**TASK DIRECTIONS**: Set down word for word the lines running from the line with "Clone this diagram in TikZ." to the line with "(\tr head) at", ends included. Skip every picture.

◆ ◆ ◆

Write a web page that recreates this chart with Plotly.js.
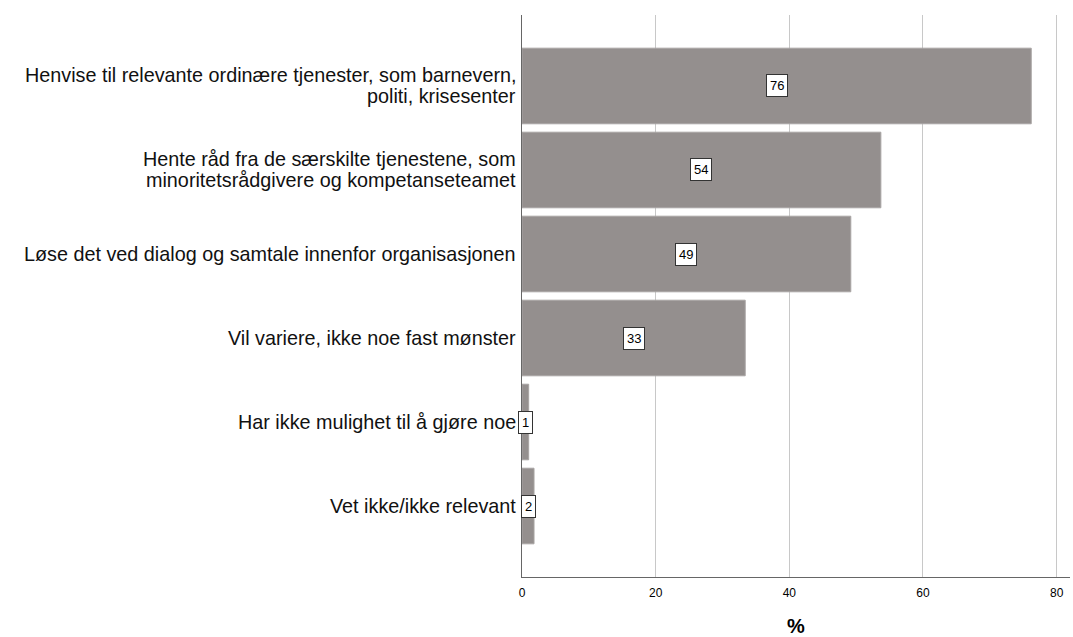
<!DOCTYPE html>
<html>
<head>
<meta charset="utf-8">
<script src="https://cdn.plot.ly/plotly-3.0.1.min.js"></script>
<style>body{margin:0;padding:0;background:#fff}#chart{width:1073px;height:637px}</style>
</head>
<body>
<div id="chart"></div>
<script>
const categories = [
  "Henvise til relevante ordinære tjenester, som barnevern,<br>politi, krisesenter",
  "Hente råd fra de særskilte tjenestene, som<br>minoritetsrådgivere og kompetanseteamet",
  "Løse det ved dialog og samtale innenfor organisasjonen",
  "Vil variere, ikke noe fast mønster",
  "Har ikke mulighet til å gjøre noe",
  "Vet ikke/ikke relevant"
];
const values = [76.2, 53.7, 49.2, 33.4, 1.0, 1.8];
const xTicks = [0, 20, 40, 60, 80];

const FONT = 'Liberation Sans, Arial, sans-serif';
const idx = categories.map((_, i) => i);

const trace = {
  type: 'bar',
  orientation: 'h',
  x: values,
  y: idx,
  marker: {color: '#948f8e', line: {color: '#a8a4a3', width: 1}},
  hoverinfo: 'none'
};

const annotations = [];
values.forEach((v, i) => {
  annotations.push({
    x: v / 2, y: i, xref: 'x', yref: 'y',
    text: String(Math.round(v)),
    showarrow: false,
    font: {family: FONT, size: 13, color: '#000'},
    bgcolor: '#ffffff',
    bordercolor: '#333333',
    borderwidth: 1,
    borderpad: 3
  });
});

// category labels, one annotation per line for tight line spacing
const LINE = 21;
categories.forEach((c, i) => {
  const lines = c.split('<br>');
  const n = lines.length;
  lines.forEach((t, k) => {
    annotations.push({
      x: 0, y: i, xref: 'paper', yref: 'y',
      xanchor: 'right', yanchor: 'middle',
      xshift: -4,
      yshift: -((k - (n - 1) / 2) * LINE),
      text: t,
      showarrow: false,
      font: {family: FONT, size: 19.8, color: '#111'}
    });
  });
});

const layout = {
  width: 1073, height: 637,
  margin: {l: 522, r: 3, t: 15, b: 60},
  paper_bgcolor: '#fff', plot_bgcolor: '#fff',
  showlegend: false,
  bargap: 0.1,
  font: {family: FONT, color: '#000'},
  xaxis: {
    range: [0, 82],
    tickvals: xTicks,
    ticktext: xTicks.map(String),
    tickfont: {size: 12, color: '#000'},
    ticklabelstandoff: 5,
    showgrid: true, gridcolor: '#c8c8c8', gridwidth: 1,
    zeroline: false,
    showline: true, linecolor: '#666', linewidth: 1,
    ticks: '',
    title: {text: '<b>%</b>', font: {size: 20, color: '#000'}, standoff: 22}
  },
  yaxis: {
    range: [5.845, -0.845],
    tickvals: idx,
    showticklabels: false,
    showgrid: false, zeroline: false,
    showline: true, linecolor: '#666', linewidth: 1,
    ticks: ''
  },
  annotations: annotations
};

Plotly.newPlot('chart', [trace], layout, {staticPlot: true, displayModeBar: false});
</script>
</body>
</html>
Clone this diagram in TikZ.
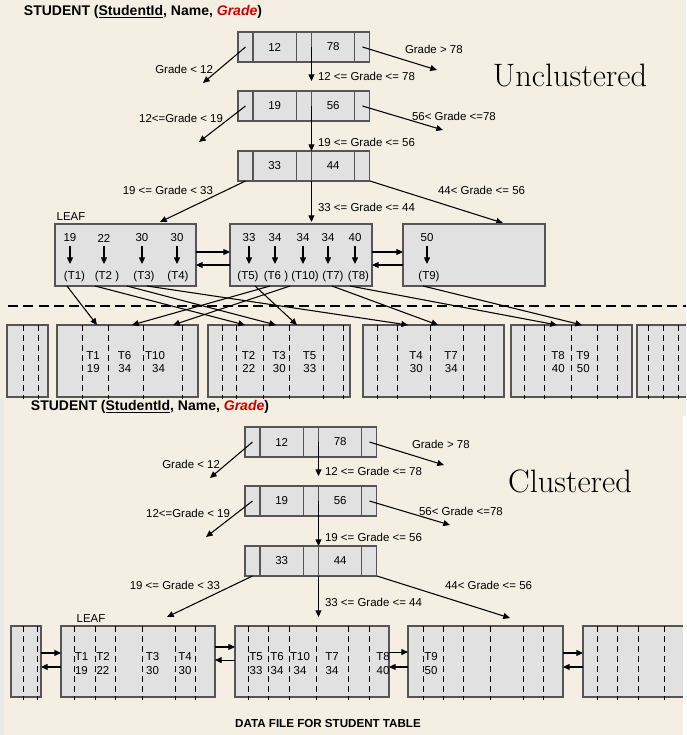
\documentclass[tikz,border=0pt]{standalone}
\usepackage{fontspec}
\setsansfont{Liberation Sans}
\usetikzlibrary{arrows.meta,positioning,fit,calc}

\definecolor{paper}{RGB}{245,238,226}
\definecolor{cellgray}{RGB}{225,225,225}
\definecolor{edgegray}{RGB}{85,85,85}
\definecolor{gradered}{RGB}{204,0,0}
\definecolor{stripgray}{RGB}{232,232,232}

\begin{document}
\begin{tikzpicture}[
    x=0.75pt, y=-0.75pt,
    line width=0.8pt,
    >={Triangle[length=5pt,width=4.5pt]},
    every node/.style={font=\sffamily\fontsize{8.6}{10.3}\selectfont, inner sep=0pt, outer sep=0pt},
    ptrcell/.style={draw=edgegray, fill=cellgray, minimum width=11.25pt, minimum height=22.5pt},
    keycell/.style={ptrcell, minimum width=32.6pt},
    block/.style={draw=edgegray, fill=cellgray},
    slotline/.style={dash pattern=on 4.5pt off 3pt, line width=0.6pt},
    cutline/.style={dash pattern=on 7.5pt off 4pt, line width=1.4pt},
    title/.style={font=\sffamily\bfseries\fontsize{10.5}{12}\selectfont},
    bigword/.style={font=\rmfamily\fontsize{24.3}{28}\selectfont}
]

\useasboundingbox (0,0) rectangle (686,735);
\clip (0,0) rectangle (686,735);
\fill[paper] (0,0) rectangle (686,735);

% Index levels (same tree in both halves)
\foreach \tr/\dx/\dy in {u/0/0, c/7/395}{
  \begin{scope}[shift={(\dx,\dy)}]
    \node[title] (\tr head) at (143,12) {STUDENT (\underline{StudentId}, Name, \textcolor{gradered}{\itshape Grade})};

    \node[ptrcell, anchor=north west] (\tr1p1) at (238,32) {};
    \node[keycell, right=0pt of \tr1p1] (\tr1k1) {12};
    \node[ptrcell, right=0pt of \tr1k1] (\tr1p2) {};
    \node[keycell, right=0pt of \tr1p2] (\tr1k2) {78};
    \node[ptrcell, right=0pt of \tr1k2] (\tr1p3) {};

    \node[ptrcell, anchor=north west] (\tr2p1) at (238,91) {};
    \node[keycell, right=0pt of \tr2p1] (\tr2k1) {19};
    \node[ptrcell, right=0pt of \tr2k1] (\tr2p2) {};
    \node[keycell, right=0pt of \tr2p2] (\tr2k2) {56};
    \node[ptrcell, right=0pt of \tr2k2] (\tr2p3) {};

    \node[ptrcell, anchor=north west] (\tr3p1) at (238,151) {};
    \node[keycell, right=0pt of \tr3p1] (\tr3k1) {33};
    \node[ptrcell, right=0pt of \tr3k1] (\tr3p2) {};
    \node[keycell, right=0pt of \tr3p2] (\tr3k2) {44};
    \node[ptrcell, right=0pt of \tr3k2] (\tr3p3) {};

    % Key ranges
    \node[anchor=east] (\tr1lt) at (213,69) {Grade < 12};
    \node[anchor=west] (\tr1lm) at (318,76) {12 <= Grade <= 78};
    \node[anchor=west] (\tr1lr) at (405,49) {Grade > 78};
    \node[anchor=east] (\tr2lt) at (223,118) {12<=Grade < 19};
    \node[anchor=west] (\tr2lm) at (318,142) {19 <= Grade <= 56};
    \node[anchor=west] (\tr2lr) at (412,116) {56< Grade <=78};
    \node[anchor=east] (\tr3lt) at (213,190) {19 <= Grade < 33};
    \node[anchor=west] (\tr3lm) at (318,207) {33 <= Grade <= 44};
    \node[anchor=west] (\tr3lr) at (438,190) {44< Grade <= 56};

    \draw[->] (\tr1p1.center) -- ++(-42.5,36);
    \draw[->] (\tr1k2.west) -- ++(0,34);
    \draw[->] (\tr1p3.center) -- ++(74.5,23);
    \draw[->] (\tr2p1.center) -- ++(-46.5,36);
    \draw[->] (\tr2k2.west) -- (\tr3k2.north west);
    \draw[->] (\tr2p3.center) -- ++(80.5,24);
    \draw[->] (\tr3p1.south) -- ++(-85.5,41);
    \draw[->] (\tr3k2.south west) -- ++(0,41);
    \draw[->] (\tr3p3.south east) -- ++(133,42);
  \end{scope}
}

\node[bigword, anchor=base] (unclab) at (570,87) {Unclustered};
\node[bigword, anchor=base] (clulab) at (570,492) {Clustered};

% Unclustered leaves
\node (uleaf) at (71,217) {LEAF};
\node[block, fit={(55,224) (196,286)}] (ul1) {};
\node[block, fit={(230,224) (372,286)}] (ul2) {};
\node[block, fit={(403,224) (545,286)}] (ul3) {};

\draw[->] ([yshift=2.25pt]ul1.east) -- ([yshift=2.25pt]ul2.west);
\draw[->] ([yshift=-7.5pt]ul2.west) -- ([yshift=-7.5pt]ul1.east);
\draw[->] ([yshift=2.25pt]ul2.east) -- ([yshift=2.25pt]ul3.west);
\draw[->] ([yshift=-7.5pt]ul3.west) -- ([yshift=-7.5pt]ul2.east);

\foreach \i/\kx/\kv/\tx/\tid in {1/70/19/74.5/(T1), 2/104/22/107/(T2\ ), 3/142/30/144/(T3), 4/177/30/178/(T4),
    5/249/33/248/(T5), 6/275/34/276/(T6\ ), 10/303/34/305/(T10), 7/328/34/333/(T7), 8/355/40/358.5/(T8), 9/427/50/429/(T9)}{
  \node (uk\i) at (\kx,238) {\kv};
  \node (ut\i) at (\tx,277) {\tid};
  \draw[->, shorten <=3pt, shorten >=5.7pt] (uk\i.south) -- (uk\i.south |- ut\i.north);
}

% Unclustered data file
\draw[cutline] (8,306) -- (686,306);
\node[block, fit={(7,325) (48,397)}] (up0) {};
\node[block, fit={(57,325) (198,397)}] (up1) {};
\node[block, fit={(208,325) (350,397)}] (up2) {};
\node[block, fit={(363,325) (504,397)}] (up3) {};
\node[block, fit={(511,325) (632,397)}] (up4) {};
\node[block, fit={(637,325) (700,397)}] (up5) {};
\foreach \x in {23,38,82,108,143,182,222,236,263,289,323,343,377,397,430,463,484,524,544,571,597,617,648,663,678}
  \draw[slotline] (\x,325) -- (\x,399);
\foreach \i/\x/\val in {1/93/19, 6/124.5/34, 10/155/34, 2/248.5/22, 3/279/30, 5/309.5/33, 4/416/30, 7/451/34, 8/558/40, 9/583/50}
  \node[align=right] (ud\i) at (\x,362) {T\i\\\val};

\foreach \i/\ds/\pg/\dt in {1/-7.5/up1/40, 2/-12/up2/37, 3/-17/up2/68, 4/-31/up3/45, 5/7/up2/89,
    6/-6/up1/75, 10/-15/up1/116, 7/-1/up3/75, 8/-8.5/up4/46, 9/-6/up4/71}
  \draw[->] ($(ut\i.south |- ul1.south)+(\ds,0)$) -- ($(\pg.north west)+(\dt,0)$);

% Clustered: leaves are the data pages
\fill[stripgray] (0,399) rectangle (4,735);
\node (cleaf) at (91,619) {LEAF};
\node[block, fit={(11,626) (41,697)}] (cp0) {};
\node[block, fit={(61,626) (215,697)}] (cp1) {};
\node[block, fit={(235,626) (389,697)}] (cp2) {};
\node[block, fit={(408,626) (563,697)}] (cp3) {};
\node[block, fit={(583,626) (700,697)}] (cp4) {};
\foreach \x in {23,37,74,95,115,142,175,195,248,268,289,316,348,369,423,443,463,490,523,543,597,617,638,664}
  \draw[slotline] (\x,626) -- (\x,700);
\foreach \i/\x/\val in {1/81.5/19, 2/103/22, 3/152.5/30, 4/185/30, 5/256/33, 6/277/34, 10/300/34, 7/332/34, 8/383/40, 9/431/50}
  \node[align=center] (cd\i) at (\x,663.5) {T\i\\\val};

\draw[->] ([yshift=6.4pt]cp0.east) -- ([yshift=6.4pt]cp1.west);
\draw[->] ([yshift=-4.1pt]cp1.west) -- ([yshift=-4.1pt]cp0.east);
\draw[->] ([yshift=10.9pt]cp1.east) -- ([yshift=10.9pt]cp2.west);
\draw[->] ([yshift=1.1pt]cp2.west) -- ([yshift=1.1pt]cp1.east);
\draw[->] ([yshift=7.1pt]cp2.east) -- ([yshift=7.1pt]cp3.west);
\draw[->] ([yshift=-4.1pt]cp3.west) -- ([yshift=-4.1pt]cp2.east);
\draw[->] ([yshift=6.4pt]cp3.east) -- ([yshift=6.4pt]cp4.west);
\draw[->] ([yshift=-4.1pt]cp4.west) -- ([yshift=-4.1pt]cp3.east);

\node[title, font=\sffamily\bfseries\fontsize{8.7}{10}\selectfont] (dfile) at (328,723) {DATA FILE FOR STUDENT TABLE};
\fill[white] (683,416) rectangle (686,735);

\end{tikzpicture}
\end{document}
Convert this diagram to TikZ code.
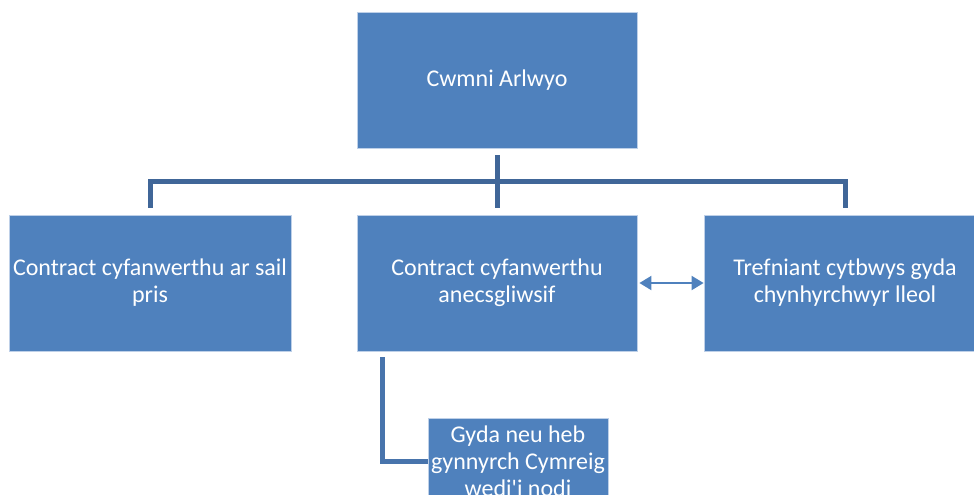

◆ ◆ ◆

**WORKED SOLUTION**:
Clone this diagram in TikZ.
\documentclass[tikz,border=0pt]{standalone}
\usepackage{fontspec}
\setsansfont{Liberation Sans}
\usetikzlibrary{arrows.meta,positioning,fit,calc}

\definecolor{paper}{RGB}{245,238,226}
\definecolor{cellgray}{RGB}{225,225,225}
\definecolor{edgegray}{RGB}{85,85,85}
\definecolor{gradered}{RGB}{204,0,0}
\definecolor{stripgray}{RGB}{232,232,232}

\begin{document}
\begin{tikzpicture}[
    x=0.75pt, y=-0.75pt,
    line width=0.8pt,
    >={Triangle[length=5pt,width=4.5pt]},
    every node/.style={font=\sffamily\fontsize{8.6}{10.3}\selectfont, inner sep=0pt, outer sep=0pt},
    ptrcell/.style={draw=edgegray, fill=cellgray, minimum width=11.25pt, minimum height=22.5pt},
    keycell/.style={ptrcell, minimum width=32.6pt},
    block/.style={draw=edgegray, fill=cellgray},
    slotline/.style={dash pattern=on 4.5pt off 3pt, line width=0.6pt},
    cutline/.style={dash pattern=on 7.5pt off 4pt, line width=1.4pt},
    title/.style={font=\sffamily\bfseries\fontsize{10.5}{12}\selectfont},
    bigword/.style={font=\rmfamily\fontsize{24.3}{28}\selectfont}
]

\useasboundingbox (0,0) rectangle (686,735);
\clip (0,0) rectangle (686,735);
\fill[paper] (0,0) rectangle (686,735);

% Index levels (same tree in both halves)
\foreach \tr/\dx/\dy in {u/0/0, c/7/395}{
  \begin{scope}[shift={(\dx,\dy)}]
    \node[title] (\tr head) at (143,12) {STUDENT (\underline{StudentId}, Name, \textcolor{gradered}{\itshape Grade})};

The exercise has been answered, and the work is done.